# Boxen werden automatisch laut & leise



## BSE-Reaper (27. Februar 2007)

Hallo zusammen!

Ich habe seit ca. 3 Jahren ein 4.1 Box Soundsystem von Cambridge Soundworks. Hat alles einwandfrei funktioniert, nur spinnen die Boxen seit einiger Zeit komplett und regulieren die Lautstärke quasi eigenständig.

Ich höre also ein Lied und plötzlich steigt die Lautstärke um ein vielfaches und ich muss die Boxen am Regler herunterschrauben, plötzlich hör ich gar nix mehr, weil die Laustärke sich selbst wieder leiser gestellt hat.

Es ist also ein ständiges eigenhändiges Justieren am Lautstärkeregler, was mich langsam zur Weißglut treibt.

Ist das einfach ein Defekt des Soundsystems bzw. der Boxen bzw. des Reglers oder kann sowas auch ein softwaretechnisches Problem sein bzw. ein Treiberfehler?!

Könnt ihr mir weiterhelfen?

Grüße
Dustin


----------



## Herbboy (27. Februar 2007)

BSE-Reaper am 27.02.2007 18:36 schrieb:
			
		

> Hallo zusammen!
> 
> Ich habe seit ca. 3 Jahren ein 4.1 Box Soundsystem von Cambridge Soundworks. Hat alles einwandfrei funktioniert, nur spinnen die Boxen seit einiger Zeit komplett und regulieren die Lautstärke quasi eigenständig.
> 
> ...




das kann am regler liegen, da "verschleissen" die kontakte ggf., und dann kommt es halt dazu, dass dann dch mehr/weniger strom fleißt und es lauter/leiser wird... hatte ich bei meinem creative auch, da war es bei einstellung unter "20%" dann so, dass die laustärke schwankte - ab 20-30% bleibt es aber stabil, nur war das zu laut, um zB nachts zu zocken 

ob es wirklich an den boxen liegt kannst testen, indem du mal nur kopfhörer an die soundkarte anschließt. wenn es da auch schwankt, dann isses die soundkarte oder treiber.


----------



## SoSchautsAus (28. Februar 2007)

BSE-Reaper am 27.02.2007 18:36 schrieb:
			
		

> Ich höre also ein Lied und plötzlich steigt die Lautstärke um ein vielfaches und ich muss die Boxen am Regler herunterschrauben, plötzlich hör ich gar nix mehr, weil die Laustärke sich selbst wieder leiser gestellt hat.


Wie plötzlich kommen diese Schwankungen?
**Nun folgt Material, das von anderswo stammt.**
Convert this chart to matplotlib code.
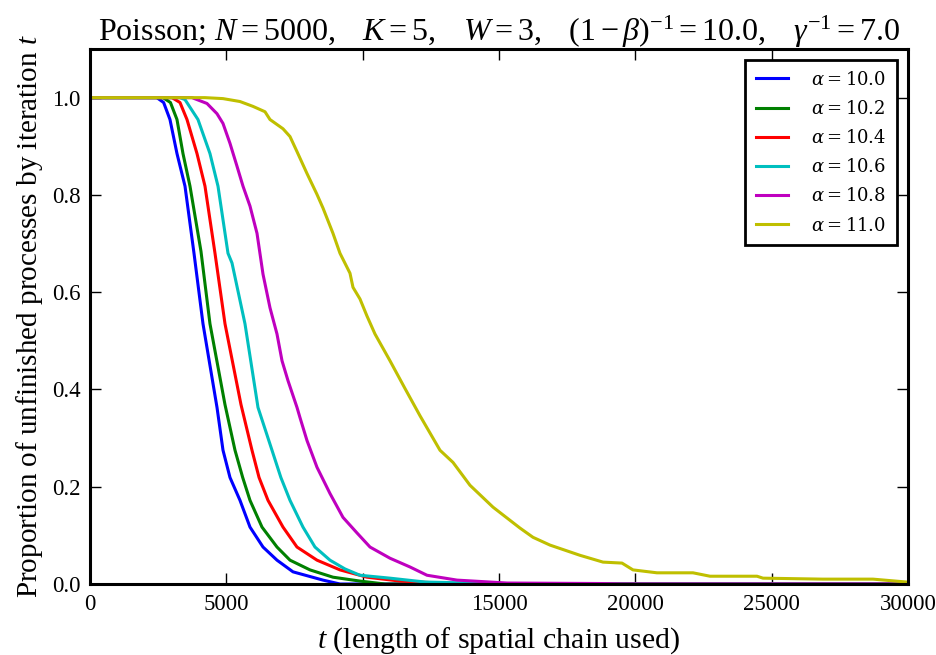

Ist es ein flüssiger Übergang, als würde jemand die Lautstärke verändern oder wird es ganz abrupt lauter/leiser? In letzterem Fall könnte es auch sein, dass der Kontakt im Ausgang der Karte oder der Klinkenstecker einen Wackler hat. In dem Fall dreh mal während der Soundwiedergabe am Stecker um zu überprüfen ob der Kontakt auch einwandfrei ist. Hast du die Boxen schon mal an ein anderes Gerät (TV, HiFi Anlage, ... ) angeschlossen? Wenn es dann auch zu Schwankungen kommt weisst du wenigstens schon mal, dass es an den Boxen liegt. 

SSA


----------



## BSE-Reaper (28. Februar 2007)

SoSchautsAus am 28.02.2007 03:57 schrieb:
			
		

> BSE-Reaper am 27.02.2007 18:36 schrieb:
> 
> 
> 
> ...



Es wird sehr abrupt laut / leise.
Kein gleitender Übergang.

Habe mir auch schon eine neue Soundkarte geholt, weil ich dachte, es liegt am OnBoard Sound, aber das Problem ist geblieben.
Können also nur die Boxen sein und / oder irgendwelche damit verbundenen Anschlüsse.
Gedreht habe ich auch schon an dem Klinkenstecker während der Wiedergabe, aber Problem bleibt bestehen.
Ich schaue mal, ob ich Sie am TV-Gerät anschliessen kann.

Danke erst einmal für die Hilfe.

Falls ihr noch andere mögliche Tipps habt, bitte immer her damit.


----------